Worked example: A respondent agrees with statements carrying scale values of 3.2, 5.1, 6.4, and 7.8. Their score is (3.2 + 5.1 + 6.4 + 7.8) / 4 = 5.63, placing them near the middle of the attitude continuum. Statements marked “disagree” are not factored into the calculation.
When interpreting group-level results, consider the following.
- Distribution of scores. Plot all respondent scores to see whether attitudes cluster around a particular range or spread widely. A narrow cluster suggests consensus, while a widespread indicates polarized views.
- Comparison across groups. Thurstone scores work well for comparing subgroups. Comparing average scores between departments, for example, can reveal where attitudes differ most.
- Tracking over time. Repeating the same scale at intervals lets researchers measure attitude shifts. A rising mean score on a favorability scale indicates a positive trend.
- Outlier identification. Respondents with very high or very low scores relative to the group mean may warrant follow-up qualitative research to understand what drives extreme positions.
Characteristics of the Thurstone Scale
- Two-step construction process: The scale requires two distinct phases: judges evaluate and sort statements first, then respondents complete the final survey. This two-stage process is what gives the scale its precision but also adds to its complexity.
- Equal-appearing intervals: The method assumes the distance between scale values is consistent. A gap from 2.0 to 4.0 is treated as equivalent to a gap from 7.0 to 9.0.
- Agree/disagree binary format: Respondents don’t rate their level of agreement, they simply agree or disagree. This reduces cognitive load and minimizes the risk of response set bias.
- Scale values derived externally: The numerical values come from judges, not respondents. This external calibration adds a layer of objectivity to the measurement.
- Unidimensional measurement: A Thurstone scale measures one attitude at a time. If a study needs to assess multiple attitudes, separate scales must be built for each one.

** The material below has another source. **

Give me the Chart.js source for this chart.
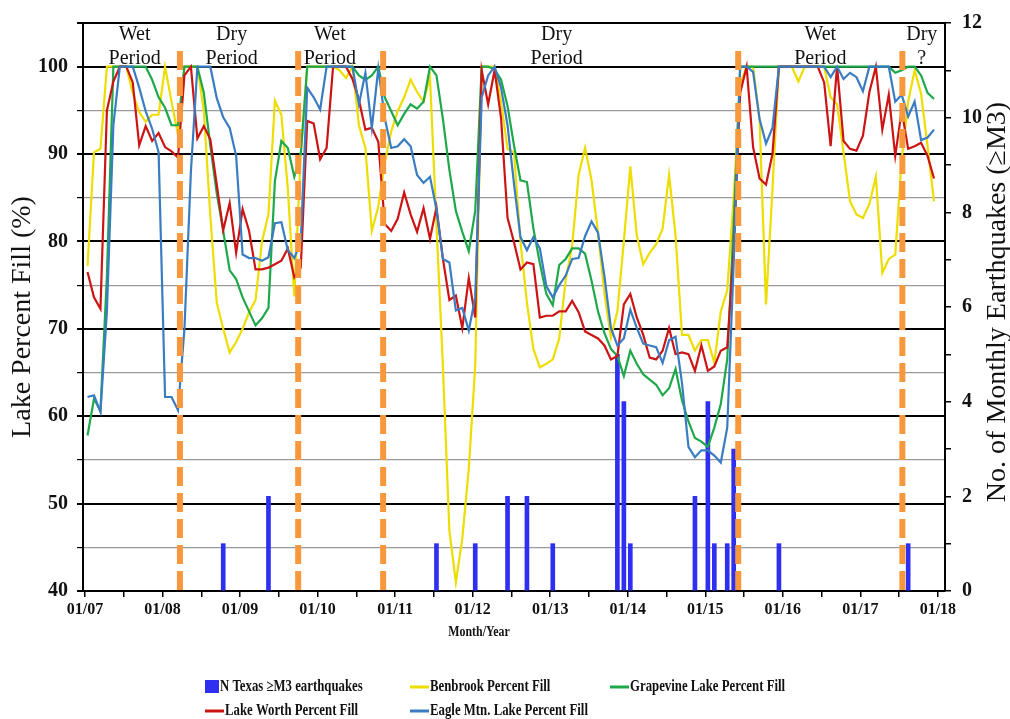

Advantages and Disadvantages of the Thurstone Scale
| Advantages | Disadvantages |
|---|---|
| Produces precise, interval-level data | Time-consuming to develop |
| External calibration reduces researcher bias | Requires a large initial statement pool (80 to 100 items) |
| Binary format is simple for respondents | Judge selection can introduce bias if not representative |
| Works well for tracking attitude changes over time | Assumes equal-appearing intervals, which may not always hold |
| Allows meaningful comparison between groups | Measures only one dimension per scale |
| Strong theoretical foundation | Less familiar to many modern survey practitioners |
The biggest practical barrier is the upfront effort. Building a Thurstone scale can take weeks when accounting for statement generation, judge recruitment, sorting rounds, and statistical filtering. When the research question demands nuanced measurement and the results will inform high-stakes decisions, that investment pays off.
When to Use the Thurstone scale
- Academic and social research: The scale is well suited for studies measuring attitudes toward social issues, policy positions, or abstract concepts. Topics like immigration, capital punishment, and healthcare reform have been measured with Thurstone scales for decades.
- Baseline measurement before interventions: If an organization plans to introduce a new policy and wants to track attitude change, a Thurstone scale taken before and after provides clear, comparable data points.
- High-stakes decisions requiring precision: When study results will directly inform major organizational or policy decisions, the added rigor of a Thurstone scale justifies the development effort.
- Situations where response scale bias is a concern: Some populations show strong tendencies toward central responses on Likert-type scales. The binary agree/disagree format sidesteps this problem entirely.
- Comparing attitudes across distinct groups: Because each respondent receives a single attitude score on a common scale, group comparisons are straightforward and built into the method’s design.
For quick pulse surveys, exploratory research, or topics where attitudes are still forming, lighter approaches like a Likert scale will be more practical.
Conclusion
The Thurstone scale remains a reliable method for measuring attitudes with precision in survey research. While the development process requires more planning and effort than simpler approaches, the quality of data it produces justifies that investment for the right projects. Researchers who understand when and how to apply this technique gain a strong tool for capturing what people truly think about the issues that matter.
FAQs about the Thurstone scale in surveys
What is the Thurstone scale used for?
The Thurstone scale is used to measure attitudes and opinions on a specific topic in a structured and quantifiable way.
How do you create a Thurstone scale survey?
Create a large set of statements, have judges rate them for favorability, remove unclear statements, and use the final set in a survey where respondents indicate agreement or disagreement.
What is the difference between a Thurstone scale and a Likert scale?
A Thurstone scale uses pre-weighted statements and binary responses, while a Likert scale asks respondents to rate their level of agreement on a multi-point scale.
How do you score a Thurstone scale?
A respondent’s score is calculated using the average scale values of the statements they agree with.
How many statements should a Thurstone scale include?
Most Thurstone scales contain 15–22 carefully selected statements covering the full range of attitudes.
Why use a Thurstone scale in surveys?
It provides a precise way to measure attitudes and is useful for comparing opinions across groups or tracking changes over time.